When and where do you write? I'm a single mother of a six-year-old, I'm getting my doctorate in clinical psychology, and I see a caseload of psychotherapy clients so I write whenever and wherever I can. If I have an hour between clients, I'm going to use it to write. If my son is occupied rearranging his Pokémon collection, you'd better believe I'm going to use those ten minutes to write. I used to be precious about my writing time. I wouldn't even open a document unless I knew I had several hours cleared to sink into creative work. I'd have been horrified back then to see the way I write now, but it really does turn out to be possible -- and actually even kind of fun -- to write in this catch-as-catch-can way.

What are you working on now? A new novel that is still in that period of play when it is impossible to describe what it actually is to anyone else, but the feel of it is slowly taking more and more definite shape in your mind. I love and hate this stage very much.

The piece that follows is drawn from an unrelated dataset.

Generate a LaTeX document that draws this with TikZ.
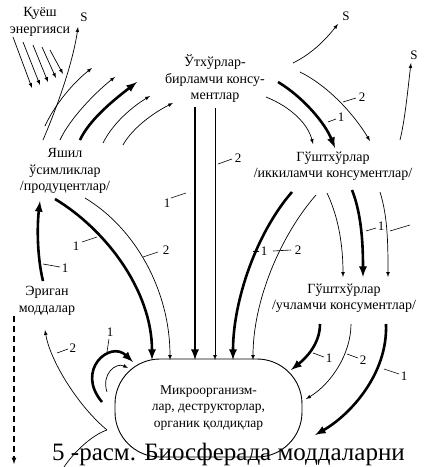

Have you ever suffered from writer’s block? I'm not sure. Maybe I'm suffering it now? I think whenever I begin a new novel I'm worried about the pace at which it's coming together, and worried that it never will, and I start trying to force it (always a bad idea for me), and go into some despair that I'll ever write a book again. But for some reason I never label that "writer's block." I label it "I'm out of ideas" or "I am actually, it turns out, not a very good writer." Same for when I get stuck in the middle of writing a draft. 

I'm not entirely sure that I know what "writer's block" means now that I think about it. Is it analogous to depression or anxiety -- a symptom that could indicate an infinite number of things going wrong, as varied as the humans struggling with it? Or is it something more specific? I'm going with the former. 

What’s the best writing advice you’ve ever received? If you're not enjoying writing it, they won't enjoy reading it. I think about this every time I'm trying to plod through a scene or plotline. I'm not saying good writing is always fun -- it's often not -- but if you're not feeling the spark as you're writing, if it's feeling boring to write what you're writing, chances are high that this is not the correct way to write it. Find another way, one that breathes life into the process.

What’s your advice to new writers? Play, enjoy, keep going. It's so easy in our achievement-obsessed culture to get hung up on external goals for our writing -- I want to be published, I want to become a bestseller, I want to win prizes. These are all fine fantasies, and they might even happen, but if they fuel your writing you're going to be miserable. The only way to really sustain yourself in this work is to regard it as meaningful for reasons that have nothing to do with external validation. Try to remind yourself constantly what those are for you.

Yael Goldstein-Love is the author of the novels The Possibilities (Random House, 2023) and Overture/The Passion of Tasha Darsky (Doubleday, 2007).